The Independent Filing Threshold
What if a young person can't be claimed as a dependent on someone else's return? Then he doesn't have to file a return unless gross income from all sources is over $9,350. (Provided, that is, he's not netting more than $400 from self-employment income.)
The W-4 Trap
A teen who earns less than the filing threshold may want to file anyway if he had income taxes withheld from a paycheck and is entitled to a refund. "You always have to file if you want your money back," Schwarz notes.
To avoid unnecessary filing, Schwarz says, be careful about how your teen fills out his W-4 when he snags a new job. Often, he notes, a boss will mistakenly tell a teen to put down zero exemptions on the W-4 wage withholding form, and money will be withheld when it shouldn't be. Instead the young employee should write "EXEMPT" on line 7 to certify that he had no federal tax liability the year before and expects to owe no federal tax this year. It's the same procedure for state income taxes. Watch out for separate forms in some states.
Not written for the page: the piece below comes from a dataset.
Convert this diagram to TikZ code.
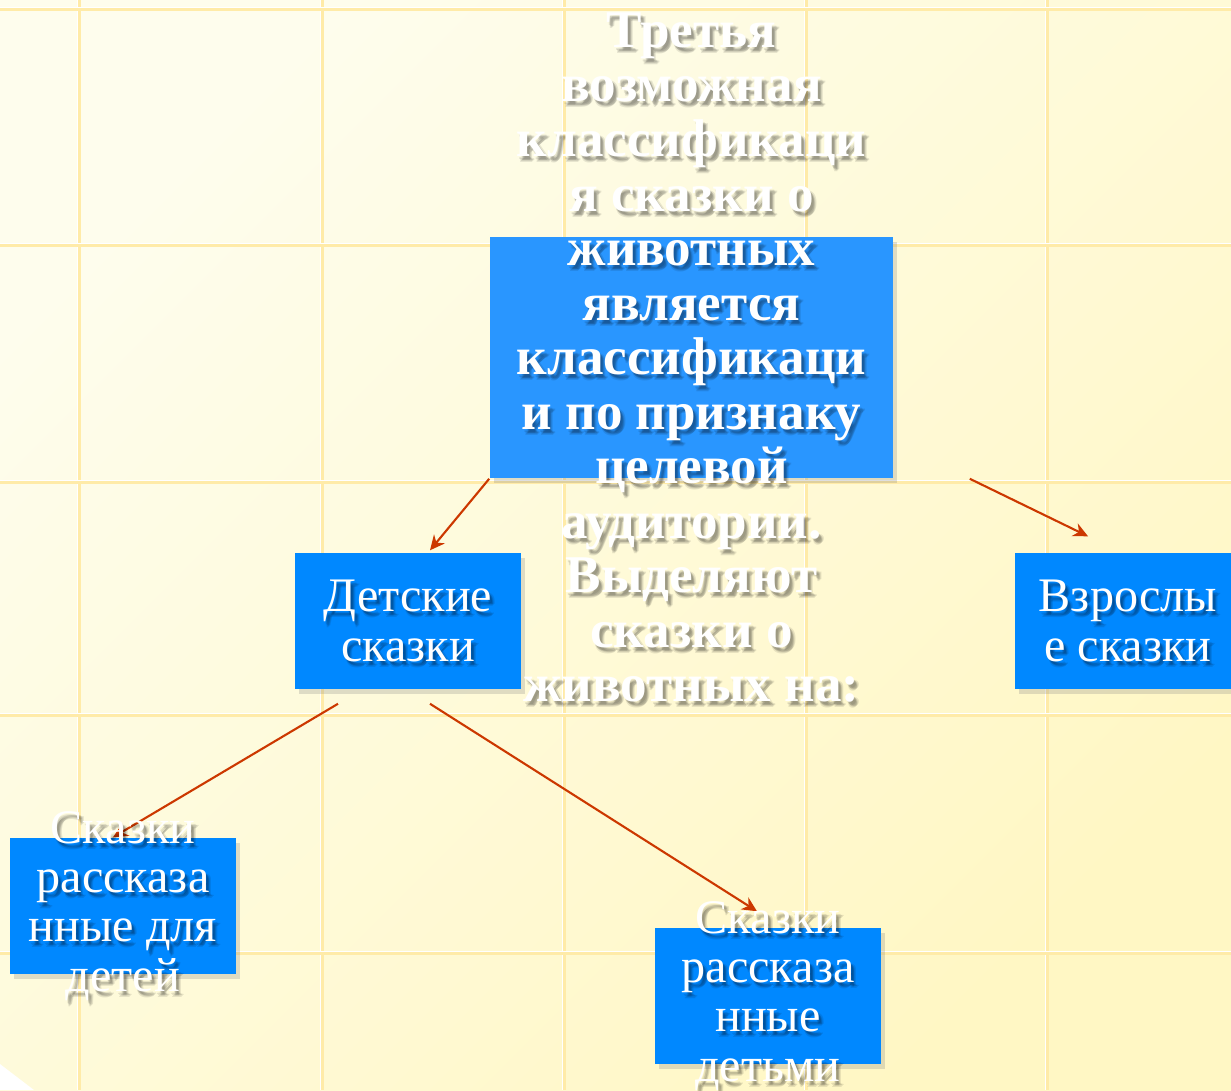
\documentclass[tikz,border=0pt]{standalone}
\usepackage{fontspec}
\setmainfont{Liberation Serif}
\usetikzlibrary{positioning}
\usetikzlibrary{calc}
\usetikzlibrary{shadows}
\usetikzlibrary{arrows.meta}
\definecolor{bgtl}{RGB}{254,253,237}
\definecolor{bgbr}{RGB}{255,247,196}
\definecolor{gridline}{RGB}{255,235,168}
\definecolor{mainblue}{RGB}{41,150,255}
\definecolor{boxblue}{RGB}{0,136,255}
\definecolor{arrowred}{RGB}{204,56,0}

\begin{document}
\begin{tikzpicture}[x=0.01cm,y=-0.01cm,
  box/.style={rectangle, fill=boxblue, inner sep=0pt, minimum width=2.26cm, minimum height=1.36cm,
    drop shadow={shadow xshift=1.2pt, shadow yshift=-1.5pt, opacity=0.25}},
  mainbox/.style={box, fill=mainblue, minimum width=4.03cm, minimum height=2.41cm},
  boxtext/.style={text=white, align=center, inner sep=0pt, font=\fontsize{13.7}{14}\selectfont},
  maintext/.style={text=white, align=center, inner sep=0pt, font=\bfseries\fontsize{15.1}{15.5}\selectfont},
  textshadow/.style={text=black, text opacity=0.09},
  arrow/.style={draw=arrowred, line width=0.6pt, -{Stealth[length=4.2pt,width=4pt]}}]

  % fond
  \useasboundingbox (0,0) rectangle (1231,1090);
  \shade[top color=bgtl, bottom color=bgbr, shading angle=45] (0,0) rectangle (1231,1090);
  \foreach \gx in {79, 322, 564, 806, 1047} {
    \draw[white, line width=0.4pt] (\gx-1.5, 0) -- (\gx-1.5, 1090);
    \draw[gridline, line width=0.65pt] (\gx+0.5, 0) -- (\gx+0.5, 1090);
  }
  \foreach \gy in {9, 245, 482, 715, 953} {
    \draw[white, line width=0.4pt] (0, \gy-1.5) -- (1231, \gy-1.5);
    \draw[gridline, line width=0.65pt] (0, \gy+0.5) -- (1231, \gy+0.5);
  }
  \fill[white] (0,1064) -- (34,1090) -- (0,1090) -- cycle;

  % boites
  \node[mainbox] (main) at (691.5, 357.5) {};
  \node[box] (kids) at (408, 621) {};
  \node[box] (adults) at (1128, 621) {};
  \node[box] (forkids) at (123, 906) {};
  \node[box] (bykids) at (768, 996) {};

  % fleches
  \draw[arrow] (main.south west) -- ($(kids.north)+(22,-2)$);
  \draw[arrow] ($(main.south east)+(76,0)$) -- ($(adults.north)+(-40,-16)$);
  \draw[arrow] ($(kids.south)+(-70,14)$) -- ($(forkids.north)+(-10,0)$);
  \draw[arrow] ($(kids.south)+(22,14)$) -- ($(bykids.north)+(-11,-16)$);

  % ombres floues des textes
  \foreach \dx/\dy [count=\k] in {2/3, 4/5, 3/6, 5/4, 3/4} {
    \node[maintext, textshadow] (mainsh\k) at ($(main)+(\dx,\dy)$)
      {Третья\\возможная\\классификаци\\я сказки о\\животных\\является\\классификаци\\и по признаку\\целевой\\аудитории.\\Выделяют\\сказки о\\животных на:};
    \node[boxtext, textshadow] (kidssh\k) at ($(kids)+(\dx,\dy)$) {Детские\\сказки};
    \node[boxtext, textshadow] (adultssh\k) at ($(adults)+(\dx,\dy)$) {Взрослы\\е сказки};
    \node[boxtext, textshadow] (forkidssh\k) at ($(forkids)+(\dx,\dy)$) {Сказки\\рассказа\\нные для\\детей};
    \node[boxtext, textshadow] (bykidssh\k) at ($(bykids)+(\dx,\dy)$) {Сказки\\рассказа\\нные\\детьми};
  }

  % textes
  \node[maintext] (maintxt) at (main)
    {Третья\\возможная\\классификаци\\я сказки о\\животных\\является\\классификаци\\и по признаку\\целевой\\аудитории.\\Выделяют\\сказки о\\животных на:};
  \node[boxtext] (kidstxt) at (kids) {Детские\\сказки};
  \node[boxtext] (adultstxt) at (adults) {Взрослы\\е сказки};
  \node[boxtext] (forkidstxt) at (forkids) {Сказки\\рассказа\\нные для\\детей};
  \node[boxtext] (bykidstxt) at (bykids) {Сказки\\рассказа\\нные\\детьми};
\end{tikzpicture}
\end{document}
Schwarz laments he just got W-2s for his own teenagers saying the state of Virginia had withheld $2 for one kid and $3 for the other.
Claiming Your Credits
Another reason a young worker who doesn't have to file might want to is the many tax credits out there. A tax credit reduces any tax you owe dollar for dollar, and some credits are even "refundable"--meaning you can get money back even if you didn't pay any taxes.
If a college student paid more than half his own expenses, he might be able to grab the American Opportunity Credit--a $2,500 credit for college expenses, $1,000 of which is refundable. A student who, for example, is living off a part-time job and selling stocks given to him by grandma, might qualify.
Assuming he's not someone else's dependent, a young worker might also be able to claim the $400 refundable Making Work Pay Credit for 2010, or the refundable earned income tax credit.
The Parent Trap
A kid who is under 19 or under 24 and a full-time student and who has more than $1,900 of unearned income is subject to the kiddie tax: Unearned income above $1,900 will be taxed at his parents' (usually higher) tax rate. The parents must attach Form 8615 to their own return. Forbes contributor Kaye Thomas has a detailed explanation of the "kiddie tax" rules at his website, Fairmark.com.